Kinetic energy is the mechanical work needed to reduce an object's speed to zero. When an object in motion is slowed down, its kinetic energy has to be transformed into some other form of energy. When a vehicle brakes, its kinetic energy is converted into heat. Many manufacturers in the automotive world are now examining solutions for harnessing kinetic energy instead of releasing it as surplus heat.
"If kinetic energy can be exploited to a greater extent, it may help cut fuel consumption," said Anders Eriksson, product developer at Volvo Trucks. "This will benefit both the environment and the industry's economy, something that is very important today as fuel costs are becoming an increasingly heavy burden on many haulage firms."
And it is precisely this that Volvo Trucks has succeeded in developing with its new I-See solution. The system harnesses the truck's own kinetic energy to "push" the vehicle up hills. On downhill gradients the same energy is used for acceleration.

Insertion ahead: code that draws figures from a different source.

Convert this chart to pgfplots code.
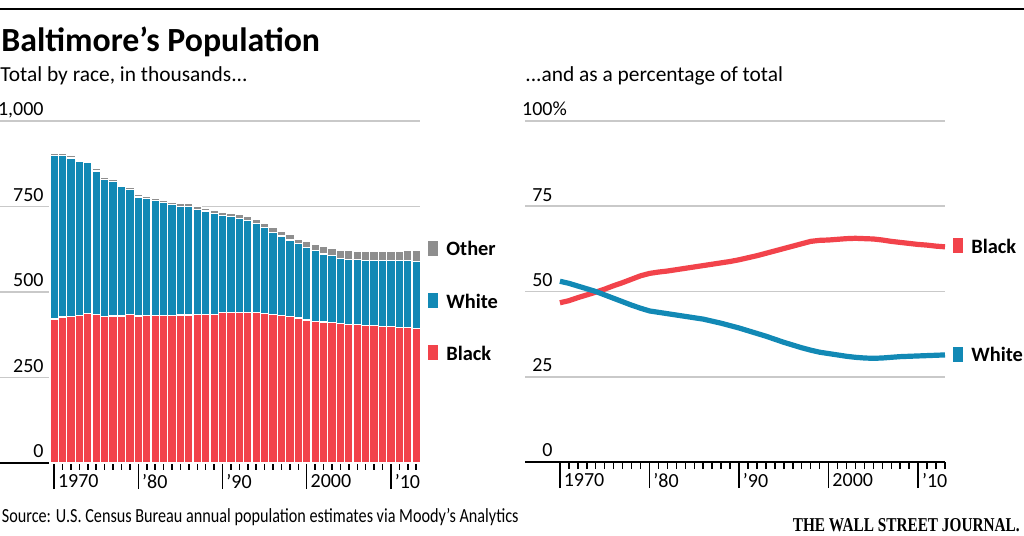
\documentclass[border=0pt]{standalone}
\usepackage{fontspec}
\setmainfont{Carlito}
\newfontfamily\wsjfont{Liberation Serif}
\usepackage{pgfplots}
\pgfplotsset{compat=1.18}
\usepackage{pgfplotstable}

\definecolor{wsjred}{HTML}{F2434B}
\definecolor{wsjblue}{HTML}{1289B5}
\definecolor{wsjgray}{HTML}{8E8E8E}
\definecolor{gridgray}{HTML}{C9C9C9}

% population by race, thousands
\pgfplotstableread{
year black white other
1970 421 477 6
1971 427 473 6
1972 429 463 6
1973 432 451 6
1974 438 442 6
1975 434 420 6
1976 428 402 6
1977 430 392 6
1978 430 380 6
1979 435 364 6
1980 430 348 7
1981 431 342 7
1982 431 336 7
1983 431 330 7
1984 431 325 7
1985 433 318 7
1986 433 317 8
1987 434 308 8
1988 434 303 8
1989 435 295 9
1990 439 285 9
1991 441 280 10
1992 441 275 11
1993 441 268 12
1994 439 261 13
1995 437 251 13
1996 434 241 13
1997 431 233 12
1998 428 224 15
1999 424 218 12
2000 418 212 18
2001 414 207 19
2002 412 199 22
2003 410 196 21
2004 408 191 24
2005 406 190 25
2006 404 190 26
2007 402 190 27
2008 401 190 28
2009 400 191 28
2010 398 193 28
2011 397 194 29
2012 396 195 31
2013 394 196 33
}\pop

% share of total, percent
\pgfplotstableread{
year black white
1970 46.7 53.0
1971 47.3 52.4
1972 48.2 51.6
1973 49.0 50.8
1974 49.8 50.0
1975 50.7 49.0
1976 51.7 48.0
1977 52.6 47.0
1978 53.6 46.0
1979 54.6 45.1
1980 55.3 44.3
1981 55.7 43.9
1982 56.0 43.5
1983 56.4 43.1
1984 56.8 42.7
1985 57.2 42.3
1986 57.6 41.9
1987 58.0 41.3
1988 58.4 40.7
1989 58.8 40.0
1990 59.3 39.3
1991 59.9 38.5
1992 60.5 37.7
1993 61.2 36.9
1994 61.9 36.0
1995 62.6 35.1
1996 63.3 34.3
1997 64.0 33.5
1998 64.7 32.8
1999 65.0 32.2
2000 65.1 31.8
2001 65.3 31.4
2002 65.5 31.0
2003 65.6 30.7
2004 65.5 30.5
2005 65.4 30.4
2006 65.1 30.5
2007 64.7 30.7
2008 64.4 30.9
2009 64.1 31.0
2010 63.8 31.1
2011 63.6 31.2
2012 63.3 31.3
2013 63.1 31.4
}\pct

\pgfplotsset{
  wsj/.style={
    scale only axis, width=210pt,
    axis x line*=bottom, axis y line*=left,
    x axis line style={line width=1pt, -},
    y axis line style={draw=none},
    ytick style={draw=none},
    ymajorgrids,
    major grid style={gridgray, line width=0.8pt},
    tick align=outside,
    major tick length=3.5pt,
    xtick={1970,1971,...,2013},
    xticklabels={},
    xtick style={black, line width=0.75pt},
    extra x ticks={1970,1980,1990,2000,2010},
    extra x tick labels={1970,'80,'90,2000,'10},
    extra x tick style={major tick length=13pt,
      xtick style={black, line width=0.75pt},
      xticklabel style={anchor=north west, inner sep=0pt, xshift=1.75pt,
        yshift=7.5pt, font=\fontsize{10}{12}\selectfont}},
    yticklabel style={anchor=base east, inner sep=0pt, yshift=2.5pt,
      font=\fontsize{10}{12}\selectfont},
    clip=false,
  },
}

\begin{document}
\begin{tikzpicture}
\path[use as bounding box] (0,0) rectangle (512pt,268pt);
\draw[line width=0.8pt] (0,263.5pt) -- (512pt,263.5pt);

\node[anchor=base west, inner sep=0pt, font=\fontsize{16.9}{18}\selectfont\bfseries]
  at (0.5pt,242.3pt) {Baltimore’s Population};
\node[anchor=base west, inner sep=0pt, font=\fontsize{10.7}{12}\selectfont]
  at (0pt,227.2pt) {Total by race, in thousands...};
\node[anchor=base west, inner sep=0pt, font=\fontsize{10.7}{12}\selectfont]
  at (262.5pt,227pt) {...and as a percentage of total};

\begin{axis}[wsj,
    at={(0pt,36.5pt)}, anchor=south west, height=171pt,
    xmin=1963.57, xmax=2013.45, ymin=0, ymax=1000,
    ytick={0,250,500,750,1000},
    yticklabels={0,250,500,750,{1,000}},
    yticklabel style={xshift=25.5pt},
    ybar stacked, bar width=4.215pt,
  ]
  \addplot[fill=wsjred, draw=white, line width=0.6pt] table[x=year, y=black] {\pop};
  \addplot[fill=wsjblue, draw=white, line width=0.6pt] table[x=year, y=white] {\pop};
  \addplot[fill=wsjgray, draw=white, line width=0.6pt] table[x=year, y=other] {\pop};
\end{axis}

\begin{axis}[wsj,
    at={(262.5pt,37pt)}, anchor=south west, height=170.5pt,
    xmin=1966.1, xmax=2013, ymin=0, ymax=100,
    ytick={0,25,50,75,100},
    yticklabels={0,25,50,75,100\rlap{\%}},
    yticklabel style={xshift=17.5pt},
  ]
  \addplot[wsjred, line width=2.6pt, line join=round] table[x=year, y=black] {\pct};
  \addplot[wsjblue, line width=2.6pt, line join=round] table[x=year, y=white] {\pct};
\end{axis}

% legend keys
\fill[wsjgray] (214pt,140pt) rectangle (219pt,147.5pt);
\fill[wsjblue] (214pt,113.8pt) rectangle (219pt,121.3pt);
\fill[wsjred]  (214pt,87.8pt) rectangle (219pt,95.3pt);
\fill[wsjred]  (476.5pt,141.3pt) rectangle (481.5pt,148.8pt);
\fill[wsjblue] (476.5pt,87pt) rectangle (481.5pt,94.5pt);
\begin{scope}[every node/.style={anchor=west, inner sep=0pt,
    font=\fontsize{10.2}{12}\selectfont\bfseries}]
  \node at (223pt,143.7pt) {Other};
  \node at (223pt,117.5pt) {White};
  \node at (223pt,91.5pt) {Black};
  \node at (485.5pt,145pt) {Black};
  \node at (485.5pt,90.8pt) {White};
\end{scope}

\node[anchor=base west, inner sep=0pt, xscale=0.81, font=\fontsize{10}{12}\selectfont]
  at (0.8pt,6.7pt) {Source: U.S. Census Bureau annual population estimates via Moody’s Analytics};
\node[anchor=base east, inner sep=0pt, xscale=0.78, font=\wsjfont\fontsize{9.8}{12}\selectfont\bfseries]
  at (510pt,2pt) {THE WALL STREET JOURNAL.};
\end{tikzpicture}
\end{document}
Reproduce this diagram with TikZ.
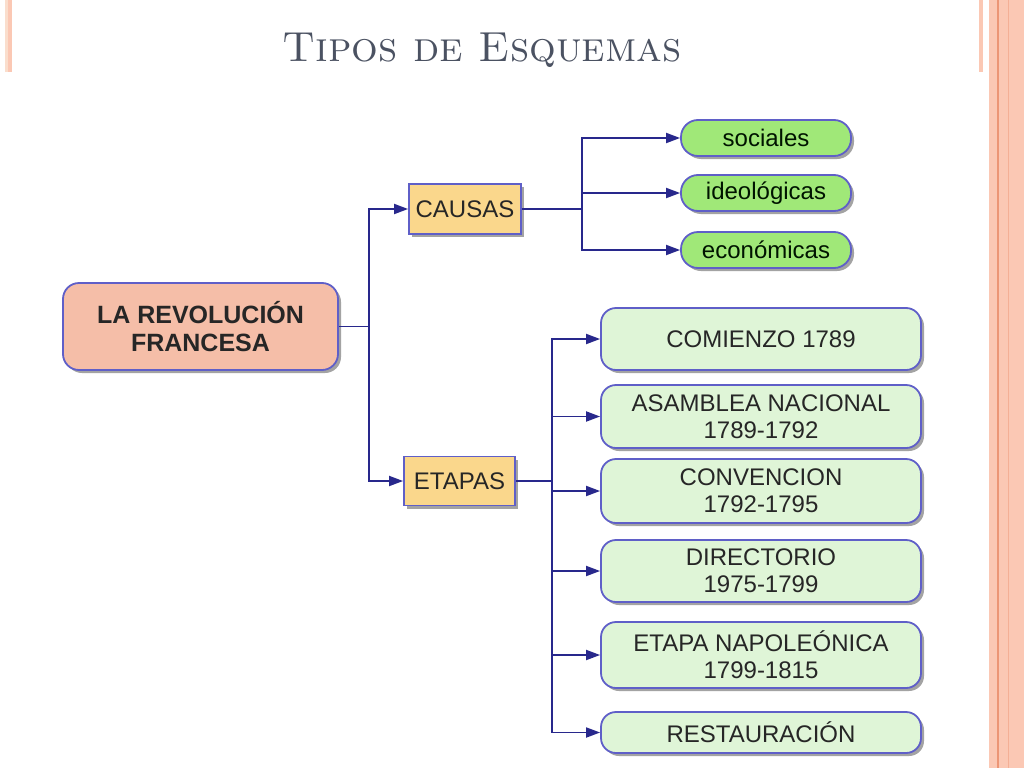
\documentclass[tikz,border=0pt]{standalone}
\usepackage{fontspec}
\newfontfamily\arialfont{Liberation Sans}
\usetikzlibrary{arrows.meta,shadows}

\definecolor{titlegrey}{RGB}{75,82,98}
\definecolor{stripe}{RGB}{251,200,180}
\definecolor{stripelight}{RGB}{250,222,205}
\definecolor{stripedark}{RGB}{236,150,118}
\definecolor{boxline}{RGB}{95,95,200}
\definecolor{linkblue}{RGB}{40,40,140}
\definecolor{rootfill}{RGB}{245,190,168}
\definecolor{mainfill}{RGB}{250,215,140}
\definecolor{pillfill}{RGB}{160,232,120}
\definecolor{stagefill}{RGB}{223,245,215}

\begin{document}
\begin{tikzpicture}[x=1pt,y=-1pt,
		box/.style={draw=boxline,line width=1.8pt,inner sep=0pt,align=center,text=black!85,
			font=\arialfont\fontsize{24}{27}\selectfont,
			drop shadow={shadow xshift=3pt,shadow yshift=-3pt,fill=black!45,opacity=0.8}},
		link/.style={draw=linkblue,line width=1.8pt},
		arrow/.style={link,-{Triangle[length=14pt,width=10pt]}}]
		
		\useasboundingbox (0,0) rectangle (1024,768);
		\fill[white] (0,0) rectangle (1024,768);
		
		% page border
		\fill[stripelight] (5,0) rectangle (8,72);
		\fill[stripe] (8,0) rectangle (12,72);
		\fill[stripe] (979,0) rectangle (983,72);
		\fill[stripe] (989,0) rectangle (1024,768);
		\draw[stripedark,line width=1.5pt] (998,0) -- (998,768);
		\draw[stripedark!50!stripe,line width=1pt] (1008,0) -- (1008,768);
		
		\node (title) at (482,50) [font=\fontsize{42}{45}\selectfont,text=titlegrey] {\textsc{Tipos de Esquemas}};
		
		\node (root) at (200.5,326.5) [box,fill=rootfill,rounded corners=16pt,minimum width=275pt,minimum height=87pt,font=\arialfont\bfseries\fontsize{25}{28}\selectfont] {LA REVOLUCIÓN\\FRANCESA};
		\node (causas) at (465,209) [box,fill=mainfill,minimum width=112pt,minimum height=50pt] {CAUSAS};
		\node (etapas) at (459.5,481) [box,fill=mainfill,minimum width=111pt,minimum height=49pt] {ETAPAS};
		
		\draw[link] (root.east) -- ++(30,0) coordinate (jR);
		\draw[arrow] (jR) |- (causas.west);
		\draw[arrow] (jR) |- (etapas.west);
		
		% causas
		\draw[link] (causas.east) -- ++(60,0) coordinate (jC);
		\foreach \n/\y/\t in {1/138/sociales, 2/193/ideológicas, 3/250/económicas} {
			\node (s\n) at (766,\y) [box,fill=pillfill,rounded corners=17pt,minimum width=170pt,minimum height=36pt,text=black!80!green!40!black] {\t};
			\draw[arrow] (jC) |- (s\n.west);
		}
		
		% etapas
		\draw[link] (etapas.east) -- ++(36,0) coordinate (jE);
		\foreach \n/\y/\h/\t in {1/339/62/{COMIENZO 1789}, 2/416.5/63/{ASAMBLEA NACIONAL\\1789-1792}, 3/491/64/{CONVENCION\\1792-1795}, 4/571/62/{DIRECTORIO\\1975-1799}, 5/655/66/{ETAPA NAPOLEÓNICA\\1799-1815}, 6/732.5/41/{RESTAURACIÓN}} {
			\node (e\n) at (761,\y) [box,fill=stagefill,rounded corners=15pt,minimum width=320pt,minimum height=\h pt] {\t};
			\draw[arrow] (jE) |- (e\n.west);
		}
		
	\end{tikzpicture}
\end{document}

Kinetic energy can save five percent
I-See is linked to the transmission's tilt sensor and obtains information about the topography digitally. The fact that the system is not dependent on maps makes it more dependable since it always obtains the very latest information. I-See can recall about 4000 gradients, corresponding to a distance of 5000 kilometres.
"I-See is an autopilot linked to the truck's cruise control, taking over and handling gearchanges, throttle and brakes on gradients, ensuring they all operate in the most fuel-efficient way possible," said Hayder Wokil, product manager at Volvo Trucks. "I-See freewheels as much as possible – so on certain stretches of road no fuel is used at all."
"In this way fuel consumption can be cut by up to 5 percent," Wokil said. "This figure is based on the results of simulations and tests on public roads. I-See requires use of the cruise control, and we know that on average drivers use cruise control about half the time. For a truck in normal operation, covering 140,000 kilometres a year, the saving will be about 1000 litres of fuel annually. This makes a big difference to the haulage firm's profitability."
Biggest effect on small hills
I-See carries out six different operations to utilise the kinetic energy to the very maximum. For instance, I-See accelerates up hills, remains in a high gear for as long as possible and freewheels on descents to exploit the truck's weight as a propulsion motor.
"I-See works best in undulating terrain," said Eriksson, who was responsible for the development of I-See. "With moderately long and steep slopes, I-See ensures that you can freewheel for long distances without using the engine."
"It is this freewheeling capability that makes the system special," he added. "When the truck rolls freely, virtually no fuel is used. But in order to freewheel, a whole lot of data is required. It imposes high demands on precision. For instance, you have to know whether your speed will drop or increase over the next stretch of road. A gradient of just a few per cent can be the decisive factor."
Other factors that make a difference are air resistance and the truck's weight. All told the system has to keep track of and process a lot of information. Many truck drivers who test I-See will recognise the driving style it adopts.